Nine students from Class 11 will act as the hygiene monitors for the month, who will be ‘monitoring’ the cleaning of kitchen/ dining/ hand wash area, and will supervise the wastage disposal.
One of these 9 students will be the monthly ‘mess leader,’ who will monitor the overall activity of the entire team of 33 members.
There will be teachers assisting these monitors, but will have no business in interfering with the students’ roles.
Every teacher has also been given some responsibility in this process, including the vice-principal and the principal. The teaching staff will only be guiding the students to learn management and monitoring of the food supply-chain.
The details of each and every monitor and staff have been drawn-out with specific timings, so that there is no confusion.
All the principals have been instructed to act accordingly, and the zonal/ multi-zonal officers have been directed to check the registers during their visit to any of the society’s schools.

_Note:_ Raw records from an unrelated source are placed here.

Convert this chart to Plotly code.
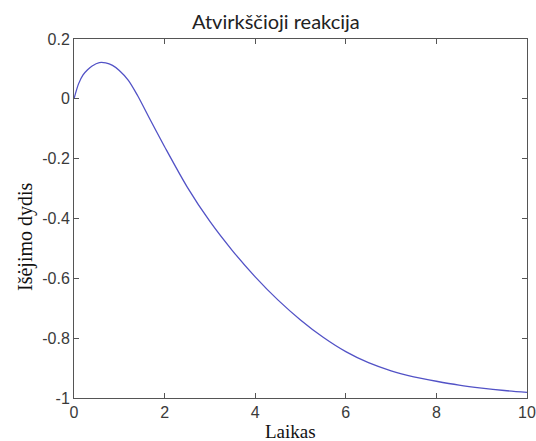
import plotly.graph_objects as go

# Data
time_s = [0, 0.1, 0.2, 0.3, 0.4, 0.56, 0.7, 0.85, 1.0, 1.2, 1.4, 1.7, 2.0, 2.5, 3.0, 3.5,
          4.0, 4.5, 5.0, 5.5, 6.0, 6.5, 7.0, 7.5, 8.0, 8.5, 9.0, 9.5, 10.0]
output = [0, 0.05, 0.08, 0.097, 0.11, 0.121, 0.12, 0.112, 0.095, 0.062, 0.012, -0.075, -0.16,
          -0.295, -0.41, -0.508, -0.595, -0.672, -0.739, -0.797, -0.845, -0.882, -0.909, -0.929,
          -0.944, -0.957, -0.967, -0.975, -0.981]

x_tickvals = [0, 2, 4, 6, 8, 10]
x_ticktext = ["0", "2", "4", "6", "8", "10"]
y_tickvals = [0.2, 0, -0.2, -0.4, -0.6, -0.8, -1]
y_ticktext = ["0.2", "0", "-0.2", "-0.4", "-0.6", "-0.8", "-1"]

title_text = "Atvirkščioji reakcija"
x_label = "Laikas"
y_label = "Išėjimo dydis"

fig = go.Figure()
fig.add_trace(go.Scatter(x=time_s, y=output, mode="lines",
                         line=dict(color="#5252c6", width=1.3, shape="spline", smoothing=0.8),
                         showlegend=False, hoverinfo="skip"))

axis_common = dict(showline=True, linecolor="#555555", linewidth=1, mirror="ticks",
                   ticks="inside", ticklen=5, tickcolor="#555555", tickwidth=1,
                   showgrid=False, zeroline=False, ticklabeloverflow="allow",
                   tickfont=dict(family="Liberation Sans, Arial", size=16, color="#3a3a3a"))

fig.update_xaxes(range=[0, 10], tickvals=x_tickvals, ticktext=x_ticktext, **axis_common)
fig.update_yaxes(range=[-1, 0.2], tickvals=y_tickvals, ticktext=y_ticktext, **axis_common)

fig.update_layout(
    width=536, height=441,
    margin=dict(l=74, r=0, t=39, b=43),
    paper_bgcolor="white", plot_bgcolor="white",
    annotations=[
        dict(text=title_text, xref="paper", yref="paper", x=0.445, y=1.05,
             xanchor="center", yanchor="middle", showarrow=False,
             font=dict(family="Lato", size=20, color="#222222")),
        dict(text=x_label, xref="paper", yref="paper", x=0.477, y=-0.092,
             xanchor="center", yanchor="middle", showarrow=False,
             font=dict(family="Liberation Serif", size=19, color="#111111")),
        dict(text=y_label, xref="paper", yref="paper", x=-0.107, y=0.45,
             xanchor="center", yanchor="middle", showarrow=False, textangle=-90,
             font=dict(family="Liberation Serif", size=20, color="#111111")),
    ],
)

fig.write_html("out.html")
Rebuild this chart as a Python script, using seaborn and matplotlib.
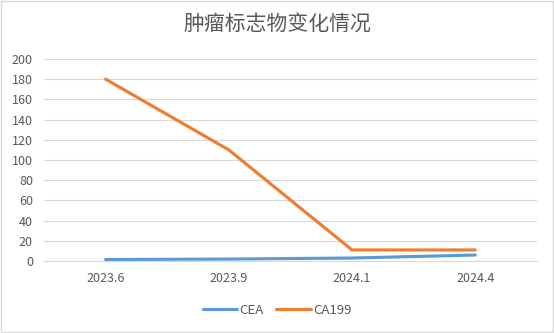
import matplotlib
matplotlib.use("Agg")
import matplotlib.pyplot as plt
import seaborn as sns
import pandas as pd
from matplotlib.patches import Rectangle
from matplotlib.lines import Line2D

categories = ["2023.6", "2023.9", "2024.1", "2024.4"]
cea = [1.5, 2, 3, 6]
ca199 = [180, 110, 11, 11]
yticks = [0, 20, 40, 60, 80, 100, 120, 140, 160, 180, 200]

df = pd.DataFrame({
    "date": categories * 2,
    "value": cea + ca199,
    "series": ["CEA"] * 4 + ["CA199"] * 4,
})

sns.set_theme(style="white")
plt.rcParams['font.family'] = ['Noto Sans CJK SC', 'DejaVu Sans']

fig = plt.figure(figsize=(5.54, 3.33), dpi=100)
ax = fig.add_axes([0.0794, 0.216, 0.8896, 0.607])
sns.lineplot(data=df, x="date", y="value", hue="series", sort=False,
             palette={"CEA": "#5B9BD5", "CA199": "#ED7D31"}, linewidth=2.25,
             ax=ax, legend=False)
ax.set_xlim(-0.5, 3.5)
ax.set_ylim(0, 200)
ax.set_yticks(yticks)
ax.set_yticklabels([str(v) for v in yticks])
ax.yaxis.grid(True, color="#D9D9D9", linewidth=0.8)
ax.set_axisbelow(True)
for s in ["left", "right", "top"]:
    ax.spines[s].set_visible(False)
ax.spines["bottom"].set_color("#D9D9D9")
ax.spines["bottom"].set_linewidth(0.8)
ax.tick_params(axis="both", length=0, colors="#595959", labelsize=9)
ax.tick_params(axis="x", pad=8)
ax.tick_params(axis="y", pad=8)
ax.set_xlabel("")
ax.set_ylabel("")

fig.text(0.5, 0.925, "肿瘤标志物变化情况", ha="center", va="center",
         fontsize=15, color="#595959")

handles = [Line2D([], [], color="#5B9BD5", lw=2.25),
           Line2D([], [], color="#ED7D31", lw=2.25)]
fig.legend(handles, ["CEA", "CA199"], loc="center", bbox_to_anchor=(0.5, 0.068),
           ncol=2, frameon=False, fontsize=9.5, labelcolor="#595959",
           handlelength=2.6, columnspacing=1.0, handletextpad=0.15)

fig.patches.append(Rectangle((0.002, 0.003), 0.996, 0.994, transform=fig.transFigure,
                             fill=False, edgecolor="#D9D9D9", linewidth=1))
fig.savefig("out.png", dpi=100)
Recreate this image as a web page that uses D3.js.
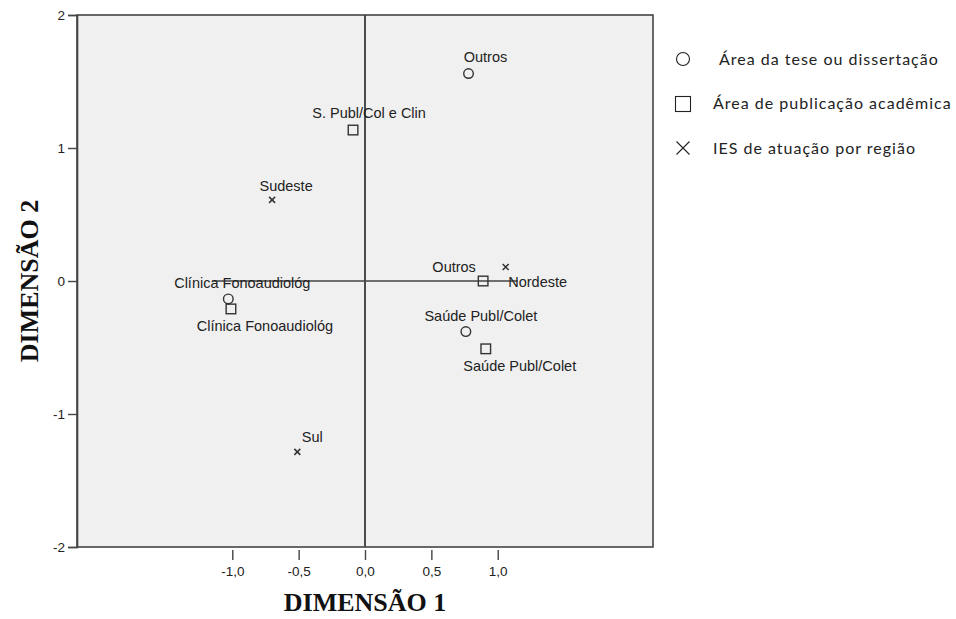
<!DOCTYPE html>
<html>
<head>
<meta charset="utf-8">
<script src="https://cdn.jsdelivr.net/npm/d3@7"></script>
<style>
  body { margin: 0; background: #fff; }
  svg { display: block; }
</style>
</head>
<body>
<div class="plot"></div>
<script>
"use strict";

// legend categories
const categories = ["Área da tese ou dissertação", "Área de publicação acadêmica", "IES de atuação por região"];

// Área da tese ou dissertação (circles)
const teseLabels = ["Outros", "Clínica Fonoaudiológ", "Saúde Publ/Colet"];
const teseDim1 = [0.78, -1.03, 0.76];
const teseDim2 = [1.56, -0.135, -0.38];

// Área de publicação acadêmica (squares)
const publLabels = ["S. Publ/Col e Clin", "Outros", "Clínica Fonoaudiológ", "Saúde Publ/Colet"];
const publDim1 = [-0.09, 0.89, -1.01, 0.91];
const publDim2 = [1.135, 0.0, -0.21, -0.51];

// IES de atuação por região (crosses)
const iesLabels = ["Sudeste", "Nordeste", "Sul"];
const iesDim1 = [-0.70, 1.06, -0.51];
const iesDim2 = [0.61, 0.105, -1.285];

const xTicks = [-1.0, -0.5, 0.0, 0.5, 1.0];
const yTicks = [-2, -1, 0, 1, 2];
const xDomain = [-2.17, 2.17];
const yDomain = [-2, 2];
const refLineX = [-1.15, 1.15];   // extent of the horizontal reference line at 0

// label placement per point (layout only)
const placeAbove = [15, -11], placeBelow = [34, 22];
const labelPlace = {
    "tese:Outros": [17, -12],
    "tese:Clínica Fonoaudiológ": [14, -11],
    "tese:Saúde Publ/Colet": placeAbove,
    "publ:S. Publ/Col e Clin": [16, -12],
    "publ:Outros": [-29, -9],
    "publ:Clínica Fonoaudiológ": placeBelow,
    "publ:Saúde Publ/Colet": placeBelow,
    "ies:Sudeste": [14, -9],
    "ies:Nordeste": [32, 20],
    "ies:Sul": [15, -10]
};

const W = 956, H = 619;
const box = { left: 77, right: 653, top: 15, bottom: 547 };

const svg = d3.select(".plot").append("svg")
    .attr("width", W)
    .attr("height", H);

const x = d3.scaleLinear().domain(xDomain).range([box.left, box.right]);
const y = d3.scaleLinear().domain(yDomain).range([box.bottom, box.top]);

// plot background
svg.append("rect")
    .attr("x", box.left)
    .attr("y", box.top)
    .attr("width", box.right - box.left)
    .attr("height", box.bottom - box.top)
    .attr("fill", "#f0f0f0");

// reference lines
svg.append("line")
    .attr("x1", x(0)).attr("x2", x(0))
    .attr("y1", box.top).attr("y2", box.bottom)
    .attr("stroke", "#222").attr("stroke-width", 1.6);
svg.append("line")
    .attr("x1", x(refLineX[0])).attr("x2", x(refLineX[1]))
    .attr("y1", y(0)).attr("y2", y(0))
    .attr("stroke", "#444").attr("stroke-width", 1.6);

// frame
svg.append("rect")
    .attr("x", box.left)
    .attr("y", box.top)
    .attr("width", box.right - box.left)
    .attr("height", box.bottom - box.top)
    .attr("fill", "none")
    .attr("stroke", "#444")
    .attr("stroke-width", 1.6);

// y axis
const yAxis = d3.axisLeft(y)
    .tickValues(yTicks)
    .tickSize(9)
    .tickPadding(3)
    .tickFormat(d3.format("d"));
const gy = svg.append("g")
    .attr("transform", `translate(${box.left},0)`)
    .call(yAxis);

// x axis, sits a little below the frame
const xAxis = d3.axisBottom(x)
    .tickValues(xTicks)
    .tickSize(10)
    .tickPadding(6)
    .tickFormat(d => d3.format(".1f")(d).replace(".", ",").replace("−", "-"));
const gx = svg.append("g")
    .attr("transform", `translate(0,${box.bottom + 3})`)
    .call(xAxis);
gx.select(".domain").remove();

[gx, gy].forEach(g => {
    g.selectAll(".domain").attr("stroke", "#444").attr("stroke-width", 1.6);
    g.selectAll(".tick line").attr("stroke", "#444").attr("stroke-width", 1.4);
    g.selectAll(".tick text")
        .attr("fill", "#222")
        .style("font-family", "'Liberation Sans', Arial, sans-serif")
        .style("font-size", "13.5px");
});
gy.selectAll(".tick text").text(d => String(d).replace("−", "-"));

// axis titles
svg.append("text")
    .attr("x", x(0))
    .attr("y", 611)
    .attr("text-anchor", "middle")
    .style("font-family", "'Liberation Serif', 'Times New Roman', serif")
    .style("font-weight", "bold")
    .style("font-size", "26px")
    .attr("fill", "#111")
    .text("DIMENSÃO 1");
svg.append("text")
    .attr("transform", `translate(38,${y(0)}) rotate(-90)`)
    .attr("text-anchor", "middle")
    .style("font-family", "'Liberation Serif', 'Times New Roman', serif")
    .style("font-weight", "bold")
    .style("font-size", "26px")
    .attr("fill", "#111")
    .text("DIMENSÃO 2");

// build point rows from the arrays
const toRows = (key, labels, d1, d2) => labels.map((l, i) => ({ key: key, label: l, a: d1[i], b: d2[i] }));
const tese = toRows("tese", teseLabels, teseDim1, teseDim2);
const publ = toRows("publ", publLabels, publDim1, publDim2);
const ies = toRows("ies", iesLabels, iesDim1, iesDim2);

const markStroke = "#333";

svg.append("g").selectAll("circle")
    .data(tese).enter()
    .append("circle")
    .attr("cx", d => x(d.a))
    .attr("cy", d => y(d.b))
    .attr("r", 4.8)
    .attr("fill", "none")
    .attr("stroke", markStroke)
    .attr("stroke-width", 1.4);

svg.append("g").selectAll("rect")
    .data(publ).enter()
    .append("rect")
    .attr("x", d => x(d.a) - 4.8)
    .attr("y", d => y(d.b) - 4.8)
    .attr("width", 9.6)
    .attr("height", 9.6)
    .attr("fill", "none")
    .attr("stroke", markStroke)
    .attr("stroke-width", 1.4);

const crossPath = s => `M${-s},${-s}L${s},${s}M${-s},${s}L${s},${-s}`;
svg.append("g").selectAll("path")
    .data(ies).enter()
    .append("path")
    .attr("transform", d => `translate(${x(d.a)},${y(d.b)})`)
    .attr("d", crossPath(3))
    .attr("fill", "none")
    .attr("stroke", markStroke)
    .attr("stroke-width", 1.5);

// point labels
svg.append("g").selectAll("text")
    .data(tese.concat(publ, ies)).enter()
    .append("text")
    .attr("x", d => x(d.a) + labelPlace[d.key + ":" + d.label][0])
    .attr("y", d => y(d.b) + labelPlace[d.key + ":" + d.label][1])
    .attr("text-anchor", "middle")
    .style("font-family", "'Liberation Sans', Arial, sans-serif")
    .style("font-size", "14.5px")
    .attr("fill", "#222")
    .text(d => d.label);

// legend
const legend = svg.append("g").attr("transform", "translate(683,0)");
const legendY = [59, 103, 148];
const legendTextX = [36, 30, 30];
const legendFont = "Lato, 'Noto Sans', sans-serif";
const legendSym = [
    g => g.append("circle").attr("r", 6.5),
    g => g.append("rect").attr("x", -7.5).attr("y", -6.5).attr("width", 15).attr("height", 15),
    g => g.append("path").attr("d", crossPath(6.5))
];
categories.forEach((c, i) => {
    const g = legend.append("g").attr("transform", `translate(0,${legendY[i]})`);
    legendSym[i](g).attr("fill", "none").attr("stroke", "#222").attr("stroke-width", 1.1);
    g.append("text")
        .attr("x", legendTextX[i])
        .attr("y", 5.5)
        .style("font-family", legendFont)
        .style("font-size", "16px")
        .style("letter-spacing", "1px")
        .attr("fill", "#222")
        .text(c);
});
</script>
</body>
</html>
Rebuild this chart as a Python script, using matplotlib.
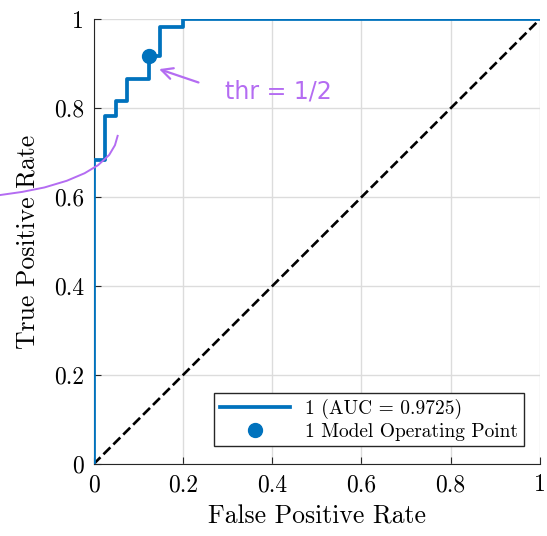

“It has come to our notice in multiple occasions that certain contractors have been dumping low-quality food in huge quantities all at once at our schools. With the checks now in place where the students will regulate the flow of food supplies, issues like this will be prevented,” notes Alugu Varshini.
She also believes the leadership initiative will help them learn kitchen management, stock taking, storage and indent making, maintaining hygiene in food preparation and service, and the management of the entire food supply chain, which will be helpful in their future.
“A student in any of these teams will be spending at the most half and hour to an hour during the day for a month. The maximum time spent in a month can’t exceed 30 hours. The student who served in a role for a month will not have to repeat it for the rest of the year, as the next month a new team of 33 students will replace them,” she said.
Just like the students, each of the teachers will have a rotation of their roles during the academic year.